## Goal
Could the lines from the start of the data through the line with "const innerH = H - mT - mB;" be set down exactly, with no pictures among them?

** Start of Collected data **

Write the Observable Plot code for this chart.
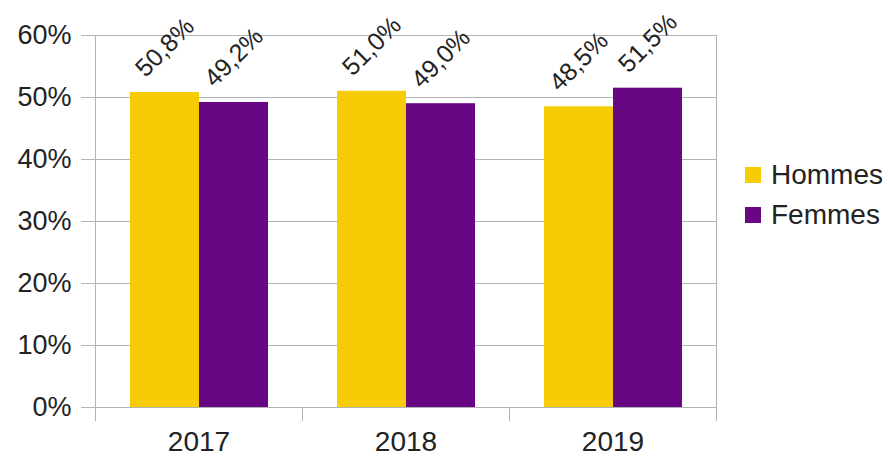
<!DOCTYPE html>
<html>
<head>
<meta charset="utf-8">
<script src="https://cdn.jsdelivr.net/npm/d3@7"></script>
<script src="https://cdn.jsdelivr.net/npm/@observablehq/plot@0.6"></script>
<style>
  html, body { margin: 0; padding: 0; background: #fff; }
  #chart { position: relative; width: 888px; height: 457px; font-family: "Liberation Sans", Arial, sans-serif; }
  #legend { position: absolute; left: 745px; top: 155px; color: #222; font-size: 28px; }
  .item { display: flex; align-items: center; height: 40px; }
  .sw { width: 16px; height: 16px; margin-right: 10px; }
</style>
</head>
<body>
<div id="chart"></div>
<script>
const years = ["2017", "2018", "2019"];
const sexes = ["Hommes", "Femmes"];
const hommes = [50.8, 51.0, 48.5];
const femmes = [49.2, 49.0, 51.5];
const yTicks = [0, 10, 20, 30, 40, 50, 60];
const colors = ["#f6cc07", "#690684"];

const grey = "#b3b3b3";
const ink = "#222";
const W = 888, H = 457, mL = 95, mR = 172, mT = 35, mB = 50;
const innerH = H - mT - mB;

const data = [];
years.forEach((y, i) => {
  data.push({year: y, sex: sexes[0], value: hommes[i]});
  data.push({year: y, sex: sexes[1], value: femmes[i]});
});
const fmt = v => v.toFixed(1).replace(".", ",") + "%";

const plot = Plot.plot({
  width: W, height: H,
  marginLeft: mL, marginRight: mR, marginTop: mT, marginBottom: mB,
  style: {fontFamily: "'Liberation Sans', Arial, sans-serif", background: "#fff", overflow: "visible"},
  fx: {domain: years, padding: 0, label: null},
  x: {domain: sexes, paddingInner: 0, paddingOuter: 0.5, axis: null},
  y: {domain: [0, 60], label: null},
  color: {domain: sexes, range: colors},
  marks: [
    Plot.gridY({ticks: yTicks, stroke: grey, strokeOpacity: 1}),
    Plot.frame({anchor: "left", stroke: grey, strokeOpacity: 1, insetTop: innerH, insetBottom: -13}),
    Plot.frame({anchor: "right", stroke: grey, strokeOpacity: 1, insetTop: innerH, insetBottom: -13}),
    Plot.frame({facet: "super", anchor: "left", stroke: grey, strokeOpacity: 1, insetBottom: -13}),
    Plot.frame({facet: "super", anchor: "right", stroke: grey, strokeOpacity: 1, insetBottom: -13}),
    Plot.axisY({ticks: yTicks, tickFormat: d => d + "%", tickSize: 14, tickPadding: 10,
      fontSize: 27, stroke: grey, strokeOpacity: 1, fill: ink, label: null}),
    Plot.axisFx({anchor: "bottom", tickSize: 0, tickPadding: 24, fontSize: 28, fill: ink, label: null}),
    Plot.barY(data, {fx: "year", x: "sex", y: "value", fill: "sex"}),
    Plot.text(data, {fx: "year", x: "sex", y: "value", text: d => fmt(d.value),
      rotate: -45, textAnchor: "middle", lineAnchor: "middle", dy: -45,
      fontSize: 25, fill: ink})
  ]
});
const chart = document.getElementById("chart");
chart.appendChild(plot);

const legend = document.createElement("div");
legend.id = "legend";
sexes.forEach((s, i) => {
  const item = document.createElement("div");
  item.className = "item";
  const sw = document.createElement("span");
  sw.className = "sw";
  sw.style.background = colors[i];
  const t = document.createElement("span");
  t.textContent = s;
  item.appendChild(sw);
  item.appendChild(t);
  legend.appendChild(item);
});
chart.appendChild(legend);
</script>
</body>
</html>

** End of Collected data **

## Result for this task
Write the Observable Plot code for this chart.
<!DOCTYPE html>
<html>
<head>
<meta charset="utf-8">
<script src="https://cdn.jsdelivr.net/npm/d3@7"></script>
<script src="https://cdn.jsdelivr.net/npm/@observablehq/plot@0.6"></script>
<style>
  html, body { margin: 0; padding: 0; background: #fff; }
  #chart { position: relative; width: 888px; height: 457px; font-family: "Liberation Sans", Arial, sans-serif; }
  #legend { position: absolute; left: 745px; top: 155px; color: #222; font-size: 28px; }
  .item { display: flex; align-items: center; height: 40px; }
  .sw { width: 16px; height: 16px; margin-right: 10px; }
</style>
</head>
<body>
<div id="chart"></div>
<script>
const years = ["2017", "2018", "2019"];
const sexes = ["Hommes", "Femmes"];
const hommes = [50.8, 51.0, 48.5];
const femmes = [49.2, 49.0, 51.5];
const yTicks = [0, 10, 20, 30, 40, 50, 60];
const colors = ["#f6cc07", "#690684"];

const grey = "#b3b3b3";
const ink = "#222";
const W = 888, H = 457, mL = 95, mR = 172, mT = 35, mB = 50;
const innerH = H - mT - mB;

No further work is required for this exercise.